OK, thank you! I am currently checking if my results are better without this parameter. I will let you know, if this solves my problem. But shouldn’t a quadrature degree of 3 be OK for Langrangian polynomials of order 2 (if I recall it correctly, 9 Gauss-points are needed for the exact integration for this element type, if the integrand is a polynomial - otherwise, the quadrature will never be exact).

And can you comment on what a reasonable value for this parameter is? If FEniCS chooses the quadrature degree automatically, I have the impression, that it takes a lot of integration points which slows down the solution procedure…

Three sounds reasonable.

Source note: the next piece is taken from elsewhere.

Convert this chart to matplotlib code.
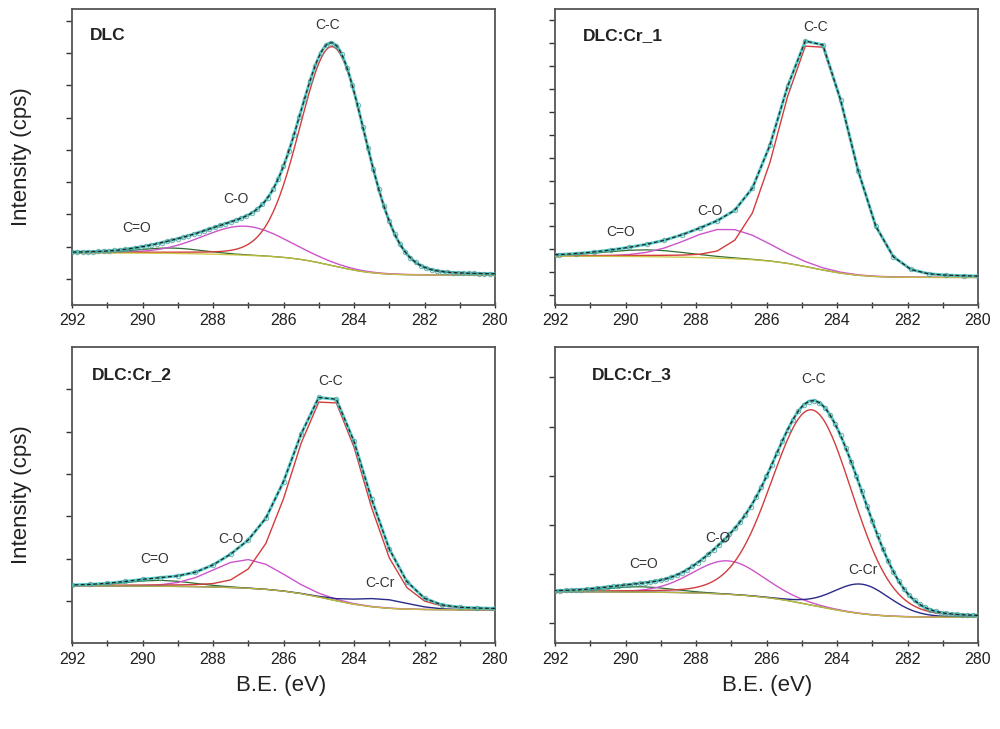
import matplotlib
matplotlib.use("Agg")
import matplotlib.pyplot as plt
import numpy as np

plt.rcParams.update({
    "font.family": ["Liberation Sans", "DejaVu Sans"],
})

# ── panel data (fitted C1s components) ──────────────────────────────────────
panel_names = ["DLC", "DLC:Cr_1", "DLC:Cr_2", "DLC:Cr_3"]

# C-C
cc_pos  = [284.60, 284.63, 284.72, 284.70]
cc_amp  = [74.0, 77.5, 68.5, 66.0]
cc_fwhm = [2.20, 2.30, 2.40, 2.70]
# C-O
co_pos  = [287.10, 287.10, 287.00, 287.10]
co_amp  = [9.8, 10.0, 9.7, 11.3]
co_fwhm = [2.80, 2.70, 2.30, 2.35]
# C=O
cdo_pos  = [289.2, 289.4, 289.5, 289.6]
cdo_amp  = [1.8, 2.3, 2.0, 1.8]
cdo_fwhm = [2.2, 2.8, 2.2, 2.2]
# C-Cr (only Cr_2, Cr_3)
ccr_pos  = [283.2, 283.2, 283.2, 283.3]
ccr_amp  = [0.0, 0.0, 3.0, 10.0]
ccr_fwhm = [1.8, 1.8, 1.8, 1.9]
# Shirley background end levels (high-BE side, low-BE side)
bg_high = [17.6, 16.5, 19.4, 17.4]
bg_low  = [10.1, 9.3, 11.3, 8.8]
# data grid: first point and spacing (eV)
grid_start = [280.0, 280.4, 280.0, 280.0]
step       = [0.05, 0.5, 0.5, 0.05]

# label positions: (BE, intensity)
name_xy = [(291.5, 91.2), (291.2, 91.2), (291.45, 90.9), (290.95, 90.9)]
cc_xy   = [(284.74, 94.6), (284.62, 94.0), (284.67, 88.7), (284.67, 89.3)]
co_xy   = [(287.36, 35.8), (287.61, 31.6), (287.50, 35.2), (287.38, 35.5)]
cdo_xy  = [(290.17, 26.1), (290.14, 24.7), (289.66, 28.4), (289.50, 26.7)]
ccr_xy  = [None, None, (283.26, 20.5), (283.27, 24.8)]

# y tick (start, step) per panel — unlabeled ticks
ytick_start = [8.8, 3.4, 14.3, 6.8]
ytick_step  = [10.9, 7.73, 14.3, 16.6]

C_RED, C_MAG, C_GRN, C_BLU = "#d23c3c", "#cc55cc", "#2f6e2f", "#2a2a88"
C_BG, C_ENV, C_DATA = "#c9c23a", "#3cc4c0", "#4a9e9a"


def pv(x, c, a, w, eta=0.1):
    s = w / 2.3548
    g = np.exp(-(x - c) ** 2 / (2 * s ** 2))
    l = 1.0 / (1.0 + ((x - c) / (w / 2)) ** 2)
    return a * ((1 - eta) * g + eta * l)


fig = plt.figure(figsize=(10.0, 7.29), dpi=100)
lefts = [0.072, 0.555, 0.072, 0.555]
bottoms = [0.5816, 0.5816, 0.1176, 0.1176]

for i in range(4):
    ax = fig.add_axes([lefts[i], bottoms[i], 0.423, 0.406])
    x = np.unique(np.r_[280.0, np.arange(grid_start[i], 292.0 + 1e-6, step[i]), 292.0])
    x = x[(x >= 280.0) & (x <= 292.0)]
    comps = [pv(x, cc_pos[i], cc_amp[i], cc_fwhm[i]),
             pv(x, co_pos[i], co_amp[i], co_fwhm[i]),
             pv(x, cdo_pos[i], cdo_amp[i], cdo_fwhm[i]),
             pv(x, ccr_pos[i], ccr_amp[i], ccr_fwhm[i])]
    tot = sum(comps)
    cum = np.concatenate([[0], np.cumsum((tot[1:] + tot[:-1]) / 2 * np.diff(x))])
    bg = bg_low[i] + (bg_high[i] - bg_low[i]) * cum / cum[-1]
    env = bg + tot

    ax.plot(x, bg + comps[2], color=C_GRN, lw=0.9, zorder=3)
    ax.plot(x, bg + comps[1], color=C_MAG, lw=1.0, zorder=3)
    ax.plot(x, bg + comps[0], color=C_RED, lw=1.0, zorder=3)
    if ccr_amp[i] > 0:
        ax.plot(x, bg + comps[3], color=C_BLU, lw=1.0, zorder=3)
    ax.plot(x, bg, color=C_BG, lw=1.0, zorder=3.5, alpha=0.9)
    ax.plot(x, env, color=C_ENV, lw=2.2, zorder=4, alpha=0.85)
    mk = 3 if step[i] < 0.1 else 1
    ax.plot(x[::mk], env[::mk], ls="none", marker="o", ms=3.2, mfc="none",
            mec=C_DATA, mew=0.7, zorder=5, alpha=0.8)
    ax.plot(x, env, color="#222222", lw=0.9, ls=(0, (3, 2)), zorder=6)

    ax.set_xlim(292, 280)
    ax.set_ylim(0, 100)
    ax.set_xticks(np.arange(280, 293, 2))
    ax.set_xticks(np.arange(281, 292, 2), minor=True)
    ax.set_yticks(np.arange(ytick_start[i], 100, ytick_step[i]))
    ax.set_yticklabels([])
    ax.tick_params(axis="x", direction="inout", length=5, width=1.0,
                   labelsize=11.5, colors="#333333", labelcolor="#222222")
    ax.tick_params(axis="x", which="minor", direction="inout", length=4, width=1.0,
                   colors="#333333")
    ax.tick_params(axis="y", direction="out", length=4, width=1.0, colors="#333333")
    for sp in ax.spines.values():
        sp.set_color("#555555")
        sp.set_linewidth(1.3)

    ax.text(*name_xy[i], panel_names[i], fontsize=12.5, fontweight="bold",
            ha="left", va="center", color="#222222")
    tkw = dict(fontsize=10, ha="center", va="center", color="#333333", zorder=7)
    ax.text(*cc_xy[i], "C-C", **tkw)
    ax.text(*co_xy[i], "C-O", **tkw)
    ax.text(*cdo_xy[i], "C=O", **tkw)
    if ccr_xy[i] is not None:
        ax.text(*ccr_xy[i], "C-Cr", **tkw)

for yc in (0.785, 0.321):
    fig.text(0.022, yc, "Intensity (cps)", rotation=90, ha="center", va="center",
             fontsize=16, color="#222222")
for xc in (0.281, 0.767):
    fig.text(xc, 0.059, "B.E. (eV)", ha="center", va="center",
             fontsize=16, color="#222222")

fig.savefig("out.png", dpi=100)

In general FEniCS is quite generous with quadrature points, as it is better to over-estimate than under estimate. I would always start by using fenics automatic choice, then reduce it until you see discrepancies in the result. (Especially since you are setting this parameter globally).
You can set it locally in variational formulations through the integration measure (like: dx = Measure("dx", domain=mesh, subdomain_data=cellfunction, metadata={"quadrature_degree":2}))

OK, thanks a lot - for both of my problems!